An interesting post I found online.
http://lustyvenusianjuuza.deviantar...ghter-Warrior-Culture-and-Team-Work-581995798
Although the writer focuses on criminal activities and civilian violence, he does have a point.
I mean if drunkards in a bar are able to work together in such coordination that one angry customer pins you down while his drinking buddies are stomping on you.......
It makes me doubt the notion the cultures emphasizing individual fighting EG barbarian tribes who lost to Roman Legions such as the Celts lacked any notion of team work. I can understand the military cultures like the Romans being far superior in their coordination and team-based tactics.
But after reading the link's statements about lower class civilians able to work together in riots-despite typically being individual brawlers in most fights they participated in and lacking ANY TRAINING what so ever- it makes doubt that warrior cultures fought completely as individuals who only knew how to battles as one-on-one duelists.
If civilians like prisoners, angry farmers in a riot, and even some people drinking at a bar could work together to surround you and hit you from blind angles or stomp you on the ground while you try to pin down one of them in a BJJ style move, I find it ridiculous warriors who have the "individual one-on-one fighter" mentality wouldn't think of something as simple as "my friends take on those Spanish conquistadors in a melee to distract them while I sneak behind them and behead them".
I mean not just many movie but even many history books even describe warrior cultures such as the Mamelukes lacking the common sense to do something as basic as dogphiling a French soldier who was knocked to the ground and stab said French soldier to death.
Which is sounds utter BS to me because guys at bar do such teamwork all the time. Hell even high school jocks (who tend to be egotistic enough to prefer one-on-one fights) can call their friends to surround you should you prove too tough to take on!
So I seriously doubt warriors who fight for a living couldn't think of something as simple as "Mahican throws stones and spears at colonists to distract them while some other Mahican with tomahawks charge in and hack the distracted demoralized colonist with axes".
I have no doubt Warrior Cultures and societies emphasizing individual toughness tend to train more as dueling and other individualist style fighting and military based cultures like the Mongols and Germans are far better organized in their teamwork. But to claim warriors only knew to fight as individuals and lack any sense of teamwork is a slap in the face against human nature because even untrained civilians who never been in a fight before could work together to overwhelm a much tougher opponent using basic "common sense" teamwork tricks like one of my friends rearchokes the person while I beat him up.
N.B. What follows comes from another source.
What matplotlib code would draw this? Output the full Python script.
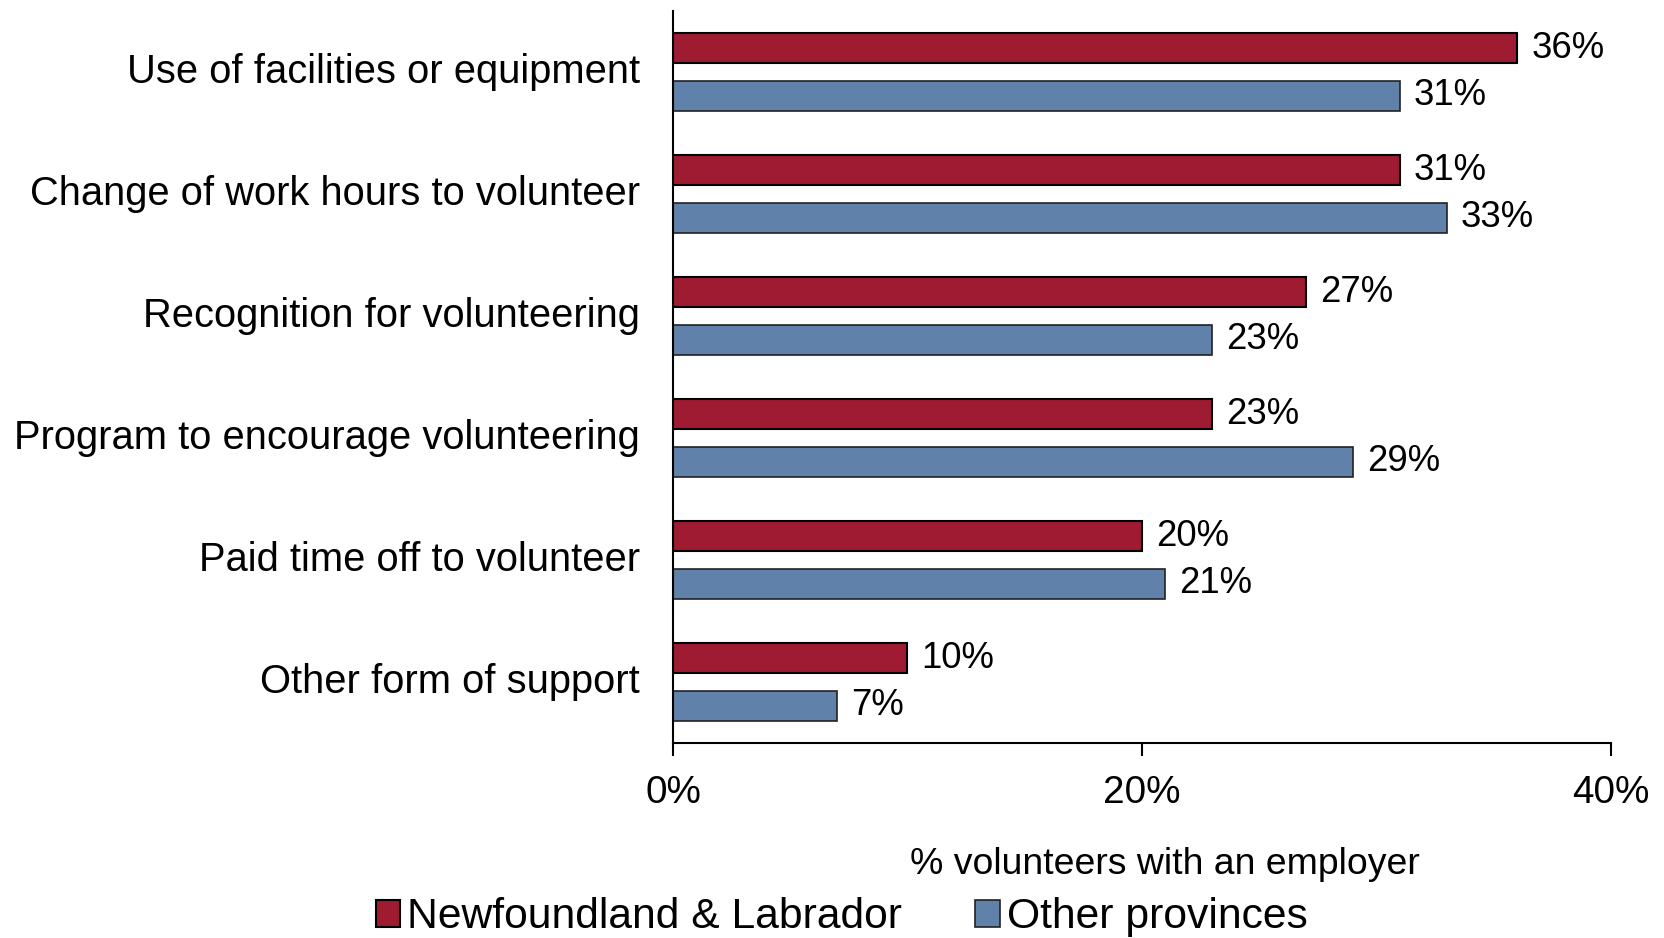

When I was young I seen a gang of little kids younger than 10 can easily surround someone they're mad at, tackle him to the ground, and start stomping on him in a coordinated attack. So are you telling me that the Celts lacked any notion of distracting a Roman scout in the woods while other Celtic warriors sneak up on the Roman scouts and behead them? Or that African tribes man were so individualistic that they would literally take turns trying to fight British soldiers one-on-one in a duel (rather than charging all their superior numbers of strong hunters at once in a flanking attack while calling younger African men to throw spears)?
How can historians seriously believe that Japanese airmen who conducted bombing raids did not know something as basic as protect bombers or surround an isolated ship? That Americans have teamwork in their aerial warfare while Japanese didn't?